## [What to do]
Only the lines from the top of the listing below to the line that has "(0,0) rectangle (609,785);" should be echoed, with both ends kept and pictures left out.

----- Data segment -----

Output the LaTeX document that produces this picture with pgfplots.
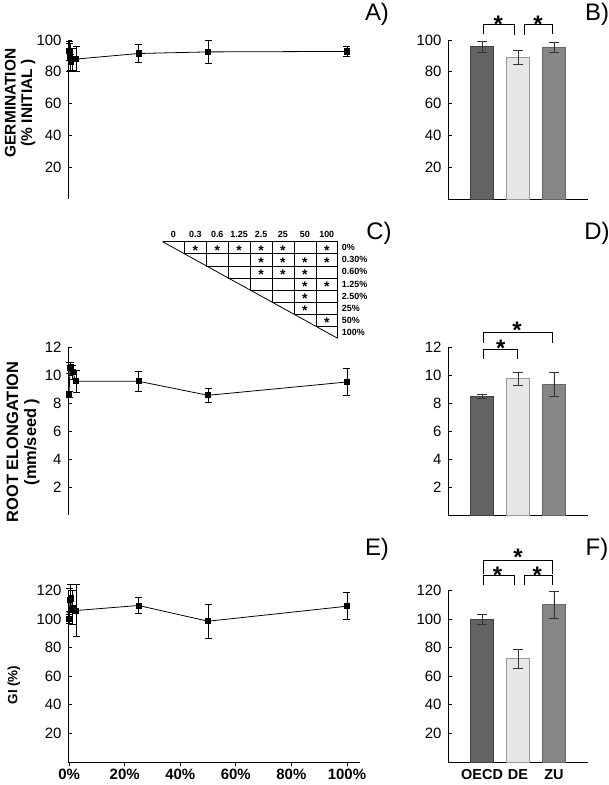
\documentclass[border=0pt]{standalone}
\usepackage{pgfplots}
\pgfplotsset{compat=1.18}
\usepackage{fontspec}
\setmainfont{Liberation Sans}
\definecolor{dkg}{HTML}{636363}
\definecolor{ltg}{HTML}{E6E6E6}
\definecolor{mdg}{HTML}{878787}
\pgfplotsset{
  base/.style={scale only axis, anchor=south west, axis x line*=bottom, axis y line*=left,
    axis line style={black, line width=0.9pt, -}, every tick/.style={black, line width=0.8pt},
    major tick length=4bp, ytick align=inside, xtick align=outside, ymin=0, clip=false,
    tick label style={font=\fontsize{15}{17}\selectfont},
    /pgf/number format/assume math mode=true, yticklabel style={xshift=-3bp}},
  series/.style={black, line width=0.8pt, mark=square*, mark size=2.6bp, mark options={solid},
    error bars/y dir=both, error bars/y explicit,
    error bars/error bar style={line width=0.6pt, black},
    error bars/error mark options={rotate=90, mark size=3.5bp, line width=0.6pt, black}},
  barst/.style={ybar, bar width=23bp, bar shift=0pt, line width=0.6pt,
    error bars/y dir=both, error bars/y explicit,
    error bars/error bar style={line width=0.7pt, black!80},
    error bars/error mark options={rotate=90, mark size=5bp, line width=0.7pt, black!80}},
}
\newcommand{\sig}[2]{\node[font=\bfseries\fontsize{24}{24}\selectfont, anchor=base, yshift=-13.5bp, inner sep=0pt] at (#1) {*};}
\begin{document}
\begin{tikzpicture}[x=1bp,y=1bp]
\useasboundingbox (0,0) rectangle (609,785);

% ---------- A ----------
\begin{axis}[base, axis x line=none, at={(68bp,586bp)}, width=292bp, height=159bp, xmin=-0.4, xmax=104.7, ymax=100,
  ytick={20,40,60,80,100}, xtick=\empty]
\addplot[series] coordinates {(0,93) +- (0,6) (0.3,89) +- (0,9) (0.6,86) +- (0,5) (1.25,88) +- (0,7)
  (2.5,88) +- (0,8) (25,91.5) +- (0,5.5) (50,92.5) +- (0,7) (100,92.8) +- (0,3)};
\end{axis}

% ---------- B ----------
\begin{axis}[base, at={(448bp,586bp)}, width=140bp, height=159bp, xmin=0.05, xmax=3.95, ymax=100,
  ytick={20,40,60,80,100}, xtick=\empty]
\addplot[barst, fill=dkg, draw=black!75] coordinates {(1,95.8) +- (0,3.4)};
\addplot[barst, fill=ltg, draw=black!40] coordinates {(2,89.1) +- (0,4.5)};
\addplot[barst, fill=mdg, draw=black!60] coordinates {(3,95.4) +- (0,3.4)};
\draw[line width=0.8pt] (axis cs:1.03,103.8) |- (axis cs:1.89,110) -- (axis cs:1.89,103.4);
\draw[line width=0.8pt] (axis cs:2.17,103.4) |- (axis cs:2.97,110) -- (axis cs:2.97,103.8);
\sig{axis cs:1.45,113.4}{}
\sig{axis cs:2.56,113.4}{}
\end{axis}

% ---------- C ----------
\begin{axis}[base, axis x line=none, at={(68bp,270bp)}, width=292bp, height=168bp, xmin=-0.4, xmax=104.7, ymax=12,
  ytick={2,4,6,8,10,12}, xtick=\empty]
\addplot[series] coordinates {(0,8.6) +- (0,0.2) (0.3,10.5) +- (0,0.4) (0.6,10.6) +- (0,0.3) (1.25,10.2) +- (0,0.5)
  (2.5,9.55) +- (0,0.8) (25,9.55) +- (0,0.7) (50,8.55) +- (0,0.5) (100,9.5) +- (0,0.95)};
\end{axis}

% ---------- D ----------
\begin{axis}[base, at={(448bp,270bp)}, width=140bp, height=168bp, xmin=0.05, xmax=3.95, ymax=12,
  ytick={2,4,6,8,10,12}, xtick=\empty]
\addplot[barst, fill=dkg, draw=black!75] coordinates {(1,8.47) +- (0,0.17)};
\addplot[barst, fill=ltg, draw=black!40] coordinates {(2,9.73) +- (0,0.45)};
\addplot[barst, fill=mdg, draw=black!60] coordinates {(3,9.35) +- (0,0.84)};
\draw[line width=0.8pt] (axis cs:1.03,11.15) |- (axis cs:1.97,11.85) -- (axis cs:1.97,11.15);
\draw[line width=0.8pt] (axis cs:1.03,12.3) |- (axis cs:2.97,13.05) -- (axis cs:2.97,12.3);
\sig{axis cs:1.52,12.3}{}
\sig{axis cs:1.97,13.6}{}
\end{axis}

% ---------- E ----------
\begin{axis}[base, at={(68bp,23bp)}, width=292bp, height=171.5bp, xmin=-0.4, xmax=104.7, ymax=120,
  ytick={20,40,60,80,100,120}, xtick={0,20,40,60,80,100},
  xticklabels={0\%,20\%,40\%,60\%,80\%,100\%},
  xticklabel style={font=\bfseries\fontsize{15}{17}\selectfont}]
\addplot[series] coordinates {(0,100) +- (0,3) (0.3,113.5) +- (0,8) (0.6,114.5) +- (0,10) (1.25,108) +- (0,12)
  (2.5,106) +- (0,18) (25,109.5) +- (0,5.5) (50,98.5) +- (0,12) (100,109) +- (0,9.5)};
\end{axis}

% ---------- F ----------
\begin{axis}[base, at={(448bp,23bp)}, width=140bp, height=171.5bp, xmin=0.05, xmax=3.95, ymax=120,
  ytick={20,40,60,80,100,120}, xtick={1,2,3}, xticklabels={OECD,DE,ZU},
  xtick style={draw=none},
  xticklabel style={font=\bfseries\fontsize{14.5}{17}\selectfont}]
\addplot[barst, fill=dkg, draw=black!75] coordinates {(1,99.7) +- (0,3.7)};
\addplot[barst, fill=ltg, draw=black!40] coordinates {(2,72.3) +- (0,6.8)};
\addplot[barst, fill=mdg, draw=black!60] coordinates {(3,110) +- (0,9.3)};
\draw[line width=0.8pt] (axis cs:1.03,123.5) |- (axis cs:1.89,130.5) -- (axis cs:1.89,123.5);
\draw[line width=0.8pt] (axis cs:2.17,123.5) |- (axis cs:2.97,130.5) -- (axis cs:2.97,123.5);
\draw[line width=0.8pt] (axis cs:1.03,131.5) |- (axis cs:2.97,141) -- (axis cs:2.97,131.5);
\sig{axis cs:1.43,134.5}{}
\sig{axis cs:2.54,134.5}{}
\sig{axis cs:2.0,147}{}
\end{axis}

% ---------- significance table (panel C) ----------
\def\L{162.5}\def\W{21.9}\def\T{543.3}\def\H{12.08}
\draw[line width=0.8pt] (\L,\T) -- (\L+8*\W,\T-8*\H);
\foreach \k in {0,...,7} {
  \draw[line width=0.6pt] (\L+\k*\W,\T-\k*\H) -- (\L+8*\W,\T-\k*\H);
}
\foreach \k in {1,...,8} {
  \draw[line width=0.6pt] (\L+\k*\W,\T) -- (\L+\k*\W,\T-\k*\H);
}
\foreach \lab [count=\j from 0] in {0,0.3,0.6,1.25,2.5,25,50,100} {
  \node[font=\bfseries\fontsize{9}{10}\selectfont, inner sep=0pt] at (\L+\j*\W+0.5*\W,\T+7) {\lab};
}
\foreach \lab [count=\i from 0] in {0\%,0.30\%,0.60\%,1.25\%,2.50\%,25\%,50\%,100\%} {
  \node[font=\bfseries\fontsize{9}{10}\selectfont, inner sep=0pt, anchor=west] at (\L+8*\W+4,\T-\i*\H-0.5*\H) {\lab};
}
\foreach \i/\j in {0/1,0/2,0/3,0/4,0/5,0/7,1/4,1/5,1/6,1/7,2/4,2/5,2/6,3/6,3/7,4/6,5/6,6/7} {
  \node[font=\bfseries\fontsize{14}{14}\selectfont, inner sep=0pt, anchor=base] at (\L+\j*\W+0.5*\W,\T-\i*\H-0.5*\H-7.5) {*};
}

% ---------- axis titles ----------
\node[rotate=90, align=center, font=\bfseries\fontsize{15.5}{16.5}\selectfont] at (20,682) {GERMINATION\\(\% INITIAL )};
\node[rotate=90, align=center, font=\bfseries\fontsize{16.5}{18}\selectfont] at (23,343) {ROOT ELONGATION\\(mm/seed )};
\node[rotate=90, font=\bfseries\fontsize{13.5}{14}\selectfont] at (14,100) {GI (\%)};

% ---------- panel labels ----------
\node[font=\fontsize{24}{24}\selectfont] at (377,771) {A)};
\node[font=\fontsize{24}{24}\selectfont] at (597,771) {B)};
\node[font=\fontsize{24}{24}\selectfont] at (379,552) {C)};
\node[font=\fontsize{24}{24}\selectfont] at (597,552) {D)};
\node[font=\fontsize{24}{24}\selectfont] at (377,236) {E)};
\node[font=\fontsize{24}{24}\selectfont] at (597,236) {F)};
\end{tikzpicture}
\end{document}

-----

## [The solution]
Output the LaTeX document that produces this picture with pgfplots.
\documentclass[border=0pt]{standalone}
\usepackage{pgfplots}
\pgfplotsset{compat=1.18}
\usepackage{fontspec}
\setmainfont{Liberation Sans}
\definecolor{dkg}{HTML}{636363}
\definecolor{ltg}{HTML}{E6E6E6}
\definecolor{mdg}{HTML}{878787}
\pgfplotsset{
  base/.style={scale only axis, anchor=south west, axis x line*=bottom, axis y line*=left,
    axis line style={black, line width=0.9pt, -}, every tick/.style={black, line width=0.8pt},
    major tick length=4bp, ytick align=inside, xtick align=outside, ymin=0, clip=false,
    tick label style={font=\fontsize{15}{17}\selectfont},
    /pgf/number format/assume math mode=true, yticklabel style={xshift=-3bp}},
  series/.style={black, line width=0.8pt, mark=square*, mark size=2.6bp, mark options={solid},
    error bars/y dir=both, error bars/y explicit,
    error bars/error bar style={line width=0.6pt, black},
    error bars/error mark options={rotate=90, mark size=3.5bp, line width=0.6pt, black}},
  barst/.style={ybar, bar width=23bp, bar shift=0pt, line width=0.6pt,
    error bars/y dir=both, error bars/y explicit,
    error bars/error bar style={line width=0.7pt, black!80},
    error bars/error mark options={rotate=90, mark size=5bp, line width=0.7pt, black!80}},
}
\newcommand{\sig}[2]{\node[font=\bfseries\fontsize{24}{24}\selectfont, anchor=base, yshift=-13.5bp, inner sep=0pt] at (#1) {*};}
\begin{document}
\begin{tikzpicture}[x=1bp,y=1bp]
\useasboundingbox (0,0) rectangle (609,785);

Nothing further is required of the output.